| Problem to solve |
Scan the data below for the string "chart". Show every line where it turns up.

| Data shown |

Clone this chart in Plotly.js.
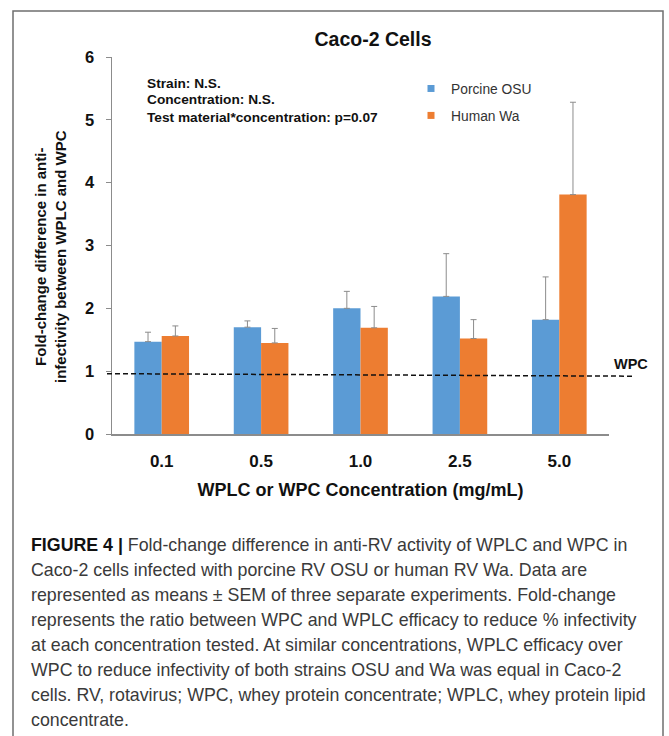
<!DOCTYPE html>
<html>
<head>
<meta charset="utf-8">
<script src="https://cdn.plot.ly/plotly-3.0.1.min.js"></script>
<style>
  html, body { margin: 0; padding: 0; background: #ffffff; }
  #chart { width: 669px; height: 736px; }
</style>
</head>
<body>
<div id="chart"></div>
<script>
// ---- Data ----
const categories = ['0.1', '0.5', '1.0', '2.5', '5.0'];
const porcineOSU = [1.47, 1.70, 2.00, 2.19, 1.82];
const porcineOSUErr = [0.15, 0.10, 0.27, 0.68, 0.68];
const humanWa = [1.56, 1.45, 1.69, 1.52, 3.81];
const humanWaErr = [0.16, 0.23, 0.34, 0.30, 1.47];
const seriesNames = ['Porcine OSU', 'Human Wa'];
const wpcLine = [0.96, 0.92];          // dashed WPC reference level (left end, right end)
const yTicks = [0, 1, 2, 3, 4, 5, 6];
const statsLines = ['Strain: N.S.', 'Concentration: N.S.', 'Test material*concentration: p=0.07'];
const captionLines = [
  '<b>FIGURE 4 |</b> Fold-change difference in anti-RV activity of WPLC and WPC in',
  'Caco-2 cells infected with porcine RV OSU or human RV Wa. Data are',
  'represented as means \u00b1 SEM of three separate experiments. Fold-change',
  'represents the ratio between WPC and WPLC efficacy to reduce % infectivity',
  'at each concentration tested. At similar concentrations, WPLC efficacy over',
  'WPC to reduce infectivity of both strains OSU and Wa was equal in Caco-2',
  'cells. RV, rotavirus; WPC, whey protein concentrate; WPLC, whey protein lipid',
  'concentrate.'
];

// ---- Layout geometry ----
const W = 669, H = 736;
const L = 112, R = 609, T = 57, B = 434;
const px = x => (x - L) / (R - L);        // pixel x -> paper x
const py = y => (B - y) / (B - T);        // pixel y -> paper y

const BLUE = '#5B9BD5', ORANGE = '#ED7D31';
const FONT = 'Liberation Sans, Arial, sans-serif';

const errStyle = { color: '#8c8c8c', thickness: 1, width: 3 };

const traces = [
  {
    type: 'bar', name: seriesNames[0], x: categories, y: porcineOSU,
    marker: { color: BLUE }, showlegend: false,
    error_y: Object.assign({ type: 'data', symmetric: false, array: porcineOSUErr,
      arrayminus: porcineOSUErr.map(() => 0) }, errStyle)
  },
  {
    type: 'bar', name: seriesNames[1], x: categories, y: humanWa,
    marker: { color: ORANGE }, showlegend: false,
    error_y: Object.assign({ type: 'data', symmetric: false, array: humanWaErr,
      arrayminus: humanWaErr.map(() => 0) }, errStyle)
  },
  { type: 'scatter', mode: 'markers', name: seriesNames[0], x: [null], y: [null],
    marker: { symbol: 'square', size: 7, color: BLUE }, legendgroup: 'a' },
  { type: 'scatter', mode: 'markers', name: seriesNames[1], x: [null], y: [null],
    marker: { symbol: 'square', size: 7, color: ORANGE }, legendgroup: 'b' }
];

const annotations = [];
statsLines.forEach((t, i) => {
  annotations.push({
    xref: 'paper', yref: 'paper', x: px(145), y: py(83 + i * 17),
    xanchor: 'left', yanchor: 'middle', showarrow: false, align: 'left',
    text: '<b>' + t + '</b>', font: { family: FONT, size: 13.7, color: '#111' }
  });
});
annotations.push({
  xref: 'paper', yref: 'paper', x: px(631), y: py(364),
  xanchor: 'center', yanchor: 'middle', showarrow: false,
  text: '<b>WPC</b>', font: { family: FONT, size: 14.5, color: '#111' }
});
annotations.push({
  xref: 'paper', yref: 'paper', x: px(50), y: py(257),
  xanchor: 'center', yanchor: 'middle', showarrow: false, textangle: -90,
  text: '<b>Fold-change difference in anti-<br>infectivity between WPLC and WPC</b>',
  font: { family: FONT, size: 15, color: '#111' }
});
captionLines.forEach((t, i) => {
  annotations.push({
    xref: 'paper', yref: 'paper', x: px(29), y: py(545 + i * 25),
    xanchor: 'left', yanchor: 'middle', showarrow: false, align: 'left',
    text: '<span style="color:#3a3a3a">' + t.replace('<b>', '<b style="color:#111">') + '</span>',
    font: { family: FONT, size: 17.8, color: '#3a3a3a' }
  });
});

const layout = {
  width: W, height: H,
  margin: { l: L, r: W - R, t: T, b: H - B, pad: 0 },
  paper_bgcolor: '#ffffff', plot_bgcolor: '#ffffff',
  font: { family: FONT, color: '#111' },
  title: {
    text: '<b>Caco-2 Cells</b>', x: px(373), xref: 'paper', xanchor: 'center',
    y: 1 - 39 / H, yanchor: 'middle', font: { family: FONT, size: 19.5, color: '#111' }
  },
  barmode: 'group', bargap: 0.45, bargroupgap: 0,
  xaxis: {
    type: 'category', showgrid: false, zeroline: false,
    showline: true, linecolor: '#8c8c8c', linewidth: 2,
    ticks: '', ticklabelstandoff: 11,
    tickfont: { family: FONT, size: 17, color: '#111', weight: 'bold' },
    title: { text: '<b>WPLC or WPC Concentration (mg/mL)</b>', standoff: 13,
      font: { family: FONT, size: 18, color: '#111' } },
    automargin: false
  },
  yaxis: {
    range: [0, 6], tickvals: yTicks, showgrid: false, zeroline: false,
    showline: true, linecolor: '#8c8c8c', linewidth: 1.5,
    ticks: 'outside', ticklen: 5, tickcolor: '#8c8c8c', tickwidth: 1,
    ticklabelstandoff: 8,
    tickfont: { family: FONT, size: 16.5, color: '#111', weight: 'bold' },
    automargin: false
  },
  legend: {
    x: px(411), y: py(73), xanchor: 'left', yanchor: 'top',
    bgcolor: 'rgba(0,0,0,0)', traceorder: 'grouped', tracegroupgap: 6,
    itemsizing: 'trace', itemwidth: 30,
    font: { family: FONT, size: 13.8, color: '#333' }
  },
  shapes: [
    { type: 'line', xref: 'paper', yref: 'y', x0: px(107), x1: px(633),
      y0: wpcLine[0], y1: wpcLine[1],
      line: { color: '#111', width: 1.5, dash: '5px,3px' } },
    { type: 'rect', xref: 'paper', yref: 'paper', x0: px(13), x1: px(663),
      y0: py(745), y1: py(11), line: { color: '#6f6f6f', width: 1.5 } }
  ],
  annotations: annotations
};

Plotly.newPlot('chart', traces, layout, { displayModeBar: false, staticPlot: true });
</script>
</body>
</html>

| Answer for the task |
Clone this chart in Plotly.js.
  #chart { width: 669px; height: 736px; }
<div id="chart"></div>
Plotly.newPlot('chart', traces, layout, { displayModeBar: false, staticPlot: true });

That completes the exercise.